The road to producing professionally
Born and raised in Toronto watching Bollywood and Disney, Joshi’s eyes were always “glued to the screen,” he says. “I loved entering these fantastical worlds.” During film school at York University, he became the go-to producer, helming more than 15 student films. Realizing he liked it – and was good at it – from problem-solving to scheduling, budgets to personal relationships, he began working professionally. The question became: how to produce with purpose?

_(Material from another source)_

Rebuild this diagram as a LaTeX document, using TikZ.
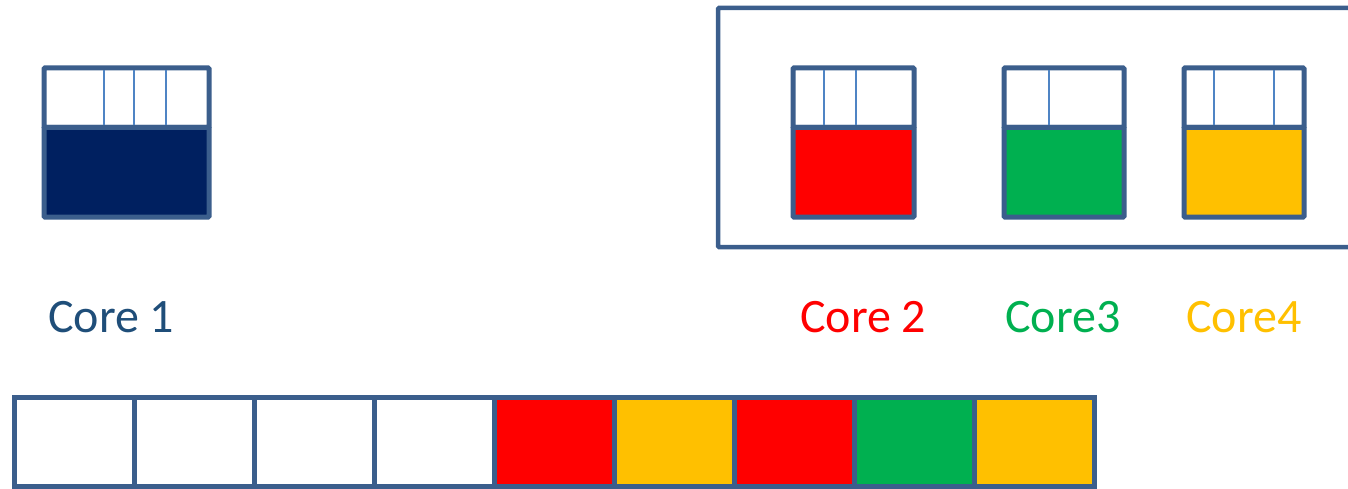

“My parents are both immigrants who succeeded and excelled in their career paths,” says Joshi. “So if I’m comfortable from a socioeconomic standpoint, what can I do to improve the lives of others? I see the power of filmmaking and storytelling as a privilege I don’t take lightly… If I just do anything that comes my way, what am I going to be doing?”
And so, he defined his intention. “I needed a North star, that became Fae and its mandate, our eligibility criteria, because we wanted to change the world in some way through our stories.”